Aim
Find the lines below that contain the string "with". Copy each one.

Available data
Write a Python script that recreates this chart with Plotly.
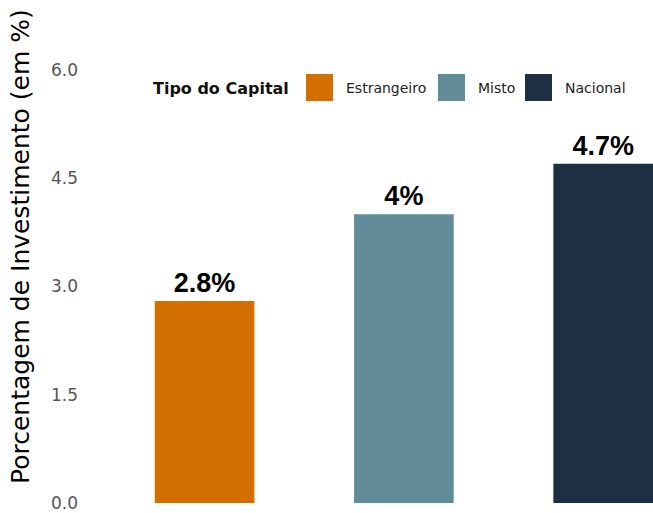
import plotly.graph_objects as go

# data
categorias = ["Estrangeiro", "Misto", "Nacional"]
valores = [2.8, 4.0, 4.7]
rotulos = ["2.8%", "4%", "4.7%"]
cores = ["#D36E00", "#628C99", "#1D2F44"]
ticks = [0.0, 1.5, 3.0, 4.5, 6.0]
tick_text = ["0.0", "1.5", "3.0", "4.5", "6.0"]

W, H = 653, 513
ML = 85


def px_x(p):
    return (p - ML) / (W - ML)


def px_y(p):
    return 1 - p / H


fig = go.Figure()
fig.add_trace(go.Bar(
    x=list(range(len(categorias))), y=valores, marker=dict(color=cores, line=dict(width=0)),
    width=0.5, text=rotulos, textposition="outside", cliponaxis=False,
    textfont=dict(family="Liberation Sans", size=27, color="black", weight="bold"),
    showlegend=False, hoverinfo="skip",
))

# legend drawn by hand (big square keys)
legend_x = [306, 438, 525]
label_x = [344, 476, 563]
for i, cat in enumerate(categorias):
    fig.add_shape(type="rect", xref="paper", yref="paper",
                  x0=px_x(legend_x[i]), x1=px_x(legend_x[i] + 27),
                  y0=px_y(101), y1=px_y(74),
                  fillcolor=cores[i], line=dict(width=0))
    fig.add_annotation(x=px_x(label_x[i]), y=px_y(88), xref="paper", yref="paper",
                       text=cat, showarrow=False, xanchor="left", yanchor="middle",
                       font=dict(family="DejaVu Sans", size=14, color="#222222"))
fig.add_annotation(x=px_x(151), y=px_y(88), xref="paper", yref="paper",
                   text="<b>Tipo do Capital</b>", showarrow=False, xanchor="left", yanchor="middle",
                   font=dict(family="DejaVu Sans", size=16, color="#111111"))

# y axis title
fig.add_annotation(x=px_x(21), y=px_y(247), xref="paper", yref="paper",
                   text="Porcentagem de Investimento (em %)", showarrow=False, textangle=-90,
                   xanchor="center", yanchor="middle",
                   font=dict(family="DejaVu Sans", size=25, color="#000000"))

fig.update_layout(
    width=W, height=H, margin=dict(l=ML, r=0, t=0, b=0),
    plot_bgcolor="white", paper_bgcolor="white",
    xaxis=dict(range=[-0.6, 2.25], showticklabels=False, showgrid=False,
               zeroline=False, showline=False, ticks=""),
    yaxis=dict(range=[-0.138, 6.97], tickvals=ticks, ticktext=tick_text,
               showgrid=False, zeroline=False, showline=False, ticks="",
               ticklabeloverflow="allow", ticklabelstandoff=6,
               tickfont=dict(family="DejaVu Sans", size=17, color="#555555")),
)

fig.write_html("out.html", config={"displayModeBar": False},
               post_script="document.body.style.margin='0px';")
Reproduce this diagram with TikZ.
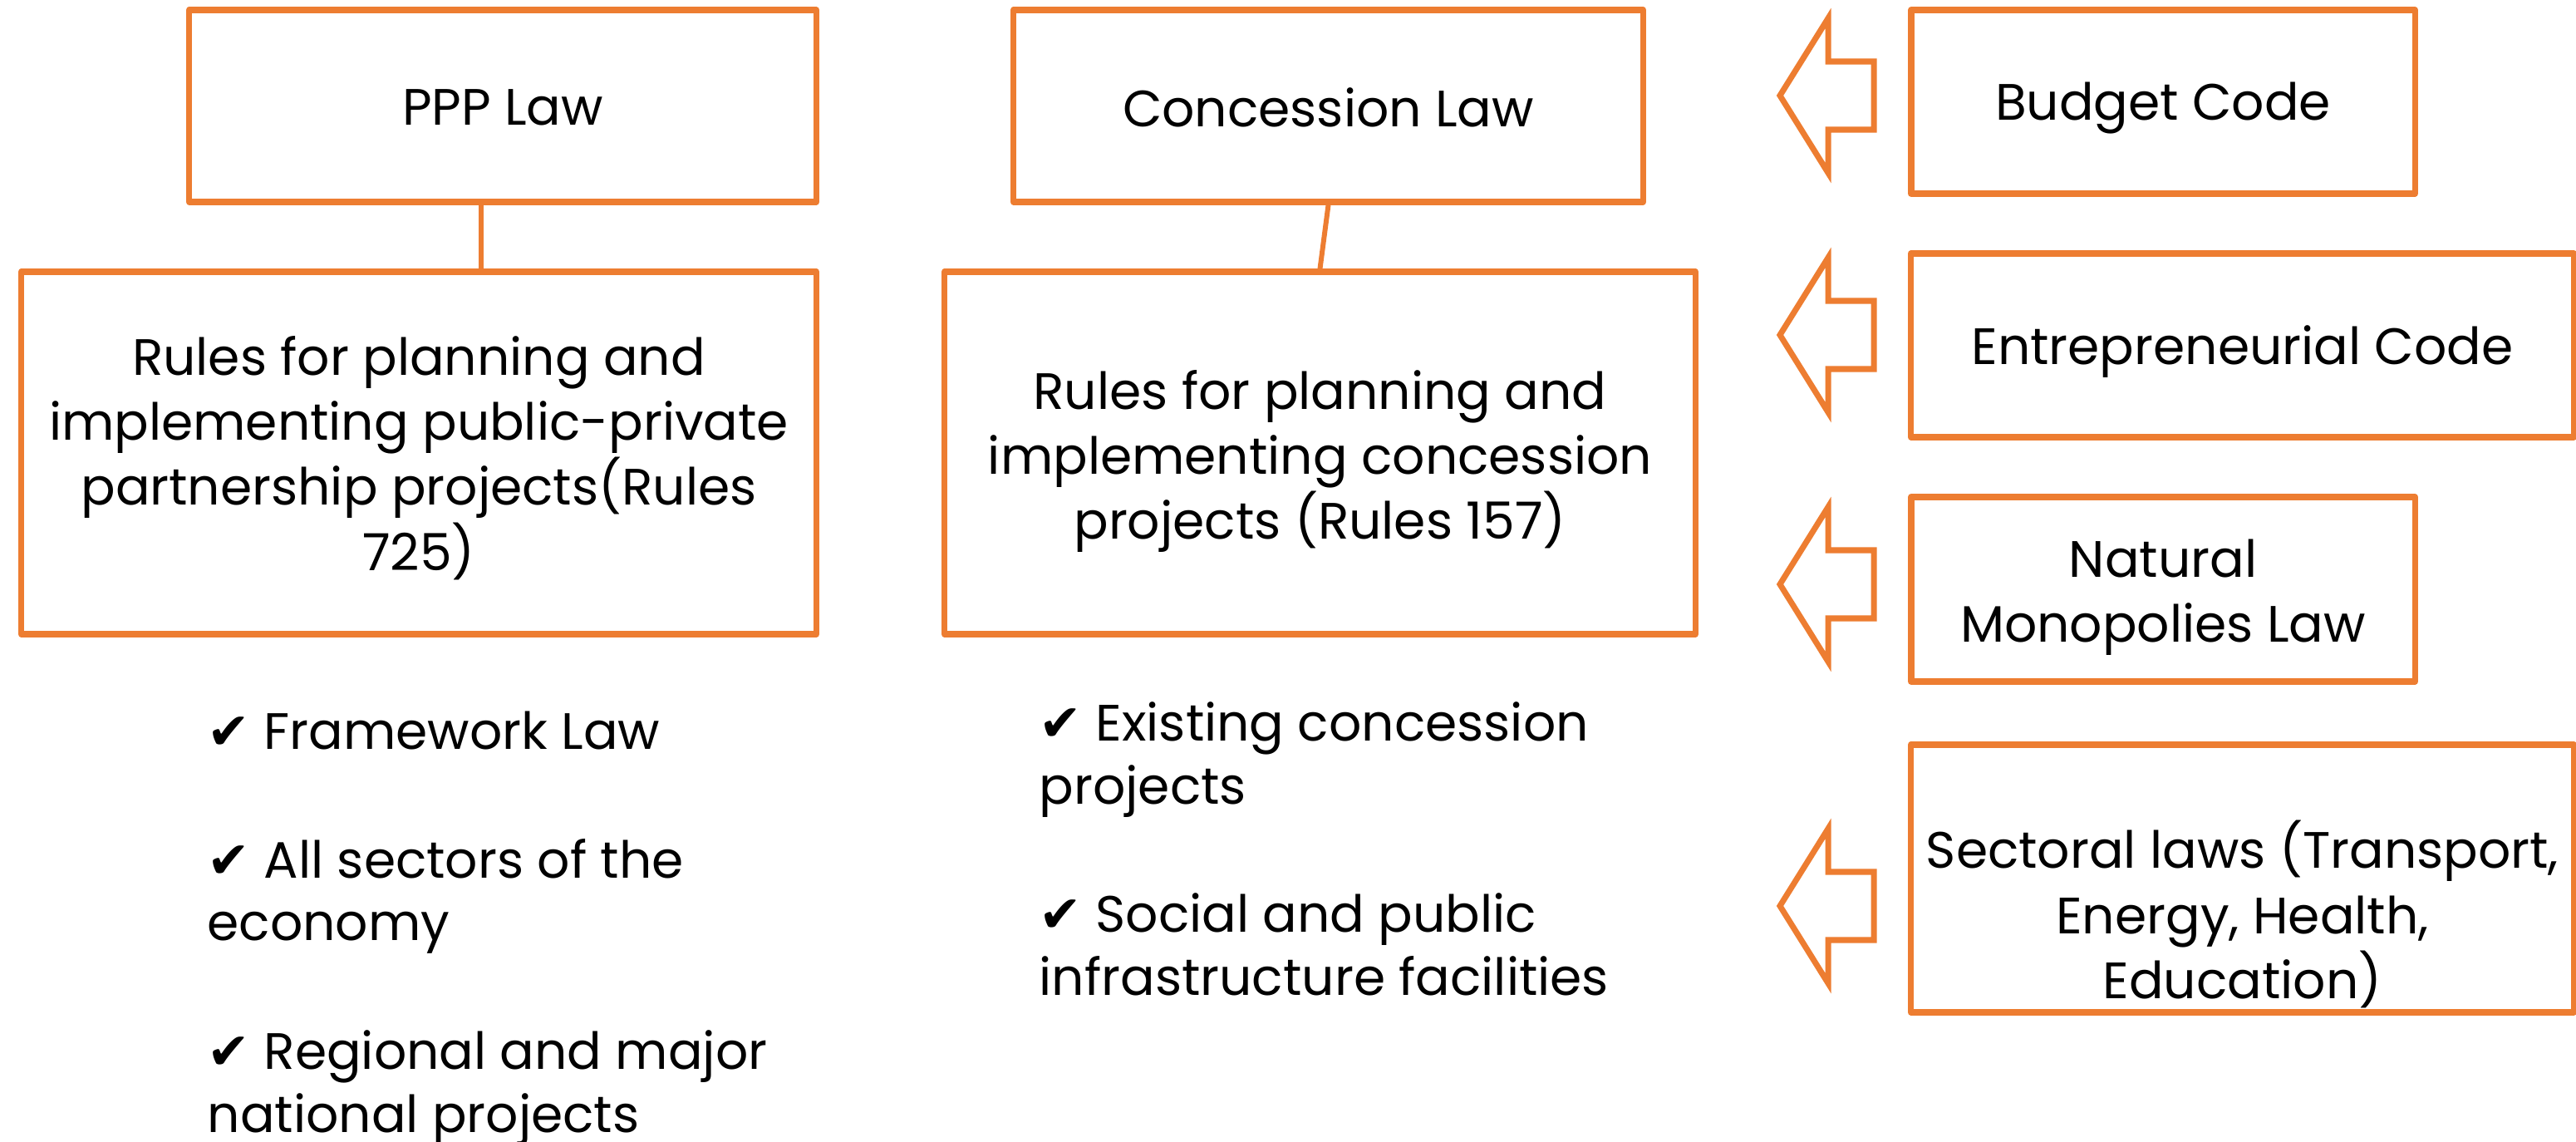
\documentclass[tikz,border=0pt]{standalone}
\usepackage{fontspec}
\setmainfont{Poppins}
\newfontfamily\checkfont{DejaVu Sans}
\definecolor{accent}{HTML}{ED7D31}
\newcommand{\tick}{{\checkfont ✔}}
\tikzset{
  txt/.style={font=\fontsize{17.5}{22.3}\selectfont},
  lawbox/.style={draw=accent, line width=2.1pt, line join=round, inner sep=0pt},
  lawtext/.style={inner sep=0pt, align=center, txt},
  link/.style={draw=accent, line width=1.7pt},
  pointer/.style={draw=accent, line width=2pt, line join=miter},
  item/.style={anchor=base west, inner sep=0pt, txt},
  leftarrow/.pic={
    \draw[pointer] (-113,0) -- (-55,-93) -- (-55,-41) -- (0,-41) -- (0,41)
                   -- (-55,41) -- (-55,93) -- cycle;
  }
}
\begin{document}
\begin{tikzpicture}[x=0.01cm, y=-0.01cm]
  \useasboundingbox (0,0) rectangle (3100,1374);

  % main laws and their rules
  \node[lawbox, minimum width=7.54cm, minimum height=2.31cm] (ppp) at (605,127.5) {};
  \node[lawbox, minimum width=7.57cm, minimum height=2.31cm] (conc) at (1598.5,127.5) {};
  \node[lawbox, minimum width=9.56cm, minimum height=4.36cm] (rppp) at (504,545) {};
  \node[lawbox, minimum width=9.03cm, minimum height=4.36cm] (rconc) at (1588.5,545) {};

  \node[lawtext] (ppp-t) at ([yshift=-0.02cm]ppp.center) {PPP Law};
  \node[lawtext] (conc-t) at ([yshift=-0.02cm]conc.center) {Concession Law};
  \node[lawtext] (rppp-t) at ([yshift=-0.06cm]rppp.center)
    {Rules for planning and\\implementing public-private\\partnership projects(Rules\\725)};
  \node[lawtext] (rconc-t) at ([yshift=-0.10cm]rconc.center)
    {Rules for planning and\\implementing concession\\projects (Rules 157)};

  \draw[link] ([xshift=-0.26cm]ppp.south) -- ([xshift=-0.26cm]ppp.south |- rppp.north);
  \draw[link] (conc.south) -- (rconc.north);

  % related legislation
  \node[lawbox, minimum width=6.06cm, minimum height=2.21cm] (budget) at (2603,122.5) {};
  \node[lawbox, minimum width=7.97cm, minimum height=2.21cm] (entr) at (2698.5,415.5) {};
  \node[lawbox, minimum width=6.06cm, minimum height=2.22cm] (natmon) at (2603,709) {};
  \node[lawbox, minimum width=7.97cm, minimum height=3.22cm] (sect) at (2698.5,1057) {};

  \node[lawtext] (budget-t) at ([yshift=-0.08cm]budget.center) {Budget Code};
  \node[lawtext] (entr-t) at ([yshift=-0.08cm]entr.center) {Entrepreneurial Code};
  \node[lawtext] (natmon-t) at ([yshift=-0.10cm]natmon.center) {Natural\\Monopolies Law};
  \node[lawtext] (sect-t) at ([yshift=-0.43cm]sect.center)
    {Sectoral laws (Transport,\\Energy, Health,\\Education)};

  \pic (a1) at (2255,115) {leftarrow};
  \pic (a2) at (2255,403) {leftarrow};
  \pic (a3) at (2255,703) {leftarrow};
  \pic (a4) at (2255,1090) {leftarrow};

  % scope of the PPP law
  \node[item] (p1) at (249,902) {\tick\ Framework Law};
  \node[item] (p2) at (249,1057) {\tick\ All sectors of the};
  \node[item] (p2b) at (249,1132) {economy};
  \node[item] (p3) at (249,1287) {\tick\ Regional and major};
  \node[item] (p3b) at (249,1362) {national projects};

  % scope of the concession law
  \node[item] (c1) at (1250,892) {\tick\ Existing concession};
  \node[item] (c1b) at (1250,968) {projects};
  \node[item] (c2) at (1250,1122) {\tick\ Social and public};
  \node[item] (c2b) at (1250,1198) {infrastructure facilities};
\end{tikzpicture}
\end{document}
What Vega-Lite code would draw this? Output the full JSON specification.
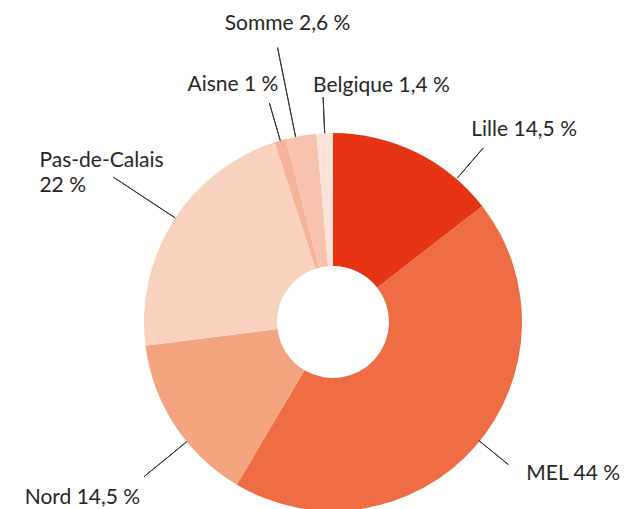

Correct response
Write a Python script that recreates this chart with Plotly.
Reproduce this diagram with TikZ.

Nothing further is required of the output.